より具体的には、“ライセンス”とは、権限ある当局が認可する特定の行為を行う権利であって、その認可を得ないと当該行為は違法となるものに関して、その権利を保証する法律文書(instrument)又は書き付け(writing)を指しており、またその権利そのものを意味することもありました。
(b)こうした文書を作成する意図は、前述の権利の存在を明確にし、後日に証拠として用いるためですから、ライセンスとは、本来、明示的なものです。
しかしながら、法律上、“黙示のライセンス”(Implied
lisence)が認められる場合もあるため、これに対する用語として、“明示のライセンス”(Express
lisence)という言葉が用いられています。
AExpress licenseの内容
(a)知財の分野でも、“express
license”という用語が用いられますが、多くは、“明示のライセンス及び(又は)黙示のライセンスのどちらでも”という文脈で使用されています。
(b)Susan v.
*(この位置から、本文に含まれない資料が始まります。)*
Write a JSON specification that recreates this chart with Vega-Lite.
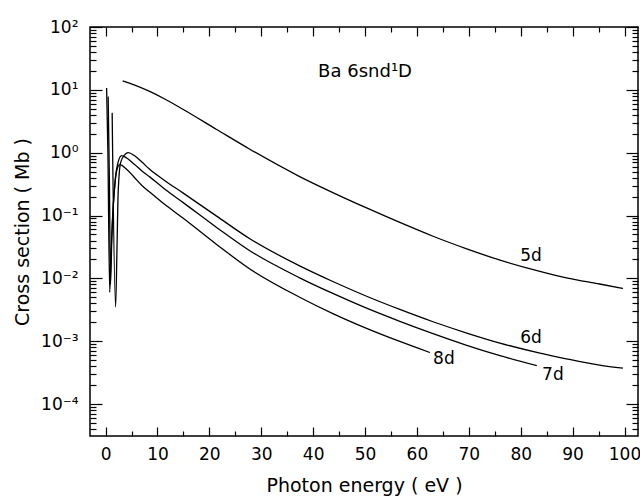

J. BAKER, INC.,事件(86 F.3d
1098)は、特許出願人が明細書に開示したがクレームに挙げていない事柄に関しては均等論を適用するべきでないと判示された事件ですが、その判決文中に、ライセンシーの義務に関して次のように説示されています。
‘特許発明に関して製造・販売を行う特許権者は、擬制告知(constructive
notice)の利益を得るために、表示条項(marking
provisions)に応える義務を負う。表示条項は、また特許権者のために或いは特許権者の下で特許製品を製造・販売する者にも適用される。35
U.S.C. §
287(a) 従って、{この裁判の当事者である}Targetのようなライセンシー及びTargetのために製造を行う事業者も、それに応える義務を負う。この点に関して次の判例を参照せよ。
Amsted Indus., Inc. v. Buckeye Steel Castings Co., 24 F.3d 178,
185, 30 USPQ2d 1462, 1467-68(は、明示及び黙示のライセンシーに適用される。)’
→擬制告知(constructive notice)とは
(b)また“express license”は、“implied
license”と対比して物事を論ずる場合にも用いられます。
AMP INCORPORATED v. THE
UNITED STATES事件(389 F.2d
448)は、甲と乙との間で締結された技術開発請負契約において、甲(開発者)が技術開発の成果として得た発明について特許出願したときには乙は当該特許に関して実施のライセンス(明示のライセンス)を有する旨の条項が設けられていた場合に、甲が当該契約後に第三者から譲り受けた他の特許(After-aquired
patent)に関して、乙が黙示のライセンスを有するかどうかが問われた事件です。
前述の技術開発の成果として特許出願された発明は、前記他の特許の発明を利用している発明(我が国でいう利用発明)でした。
裁判所は、この事件の論点を次のように整理しました。
“前述の背景から、論点は、単純に、利用特許(dominated
patent)であるByrem特許に対する明示のライセンス(express
license)を許諾された被告が、基本特許であるVinson特許について黙示的にライセンスされたことになるかどうかということになる。”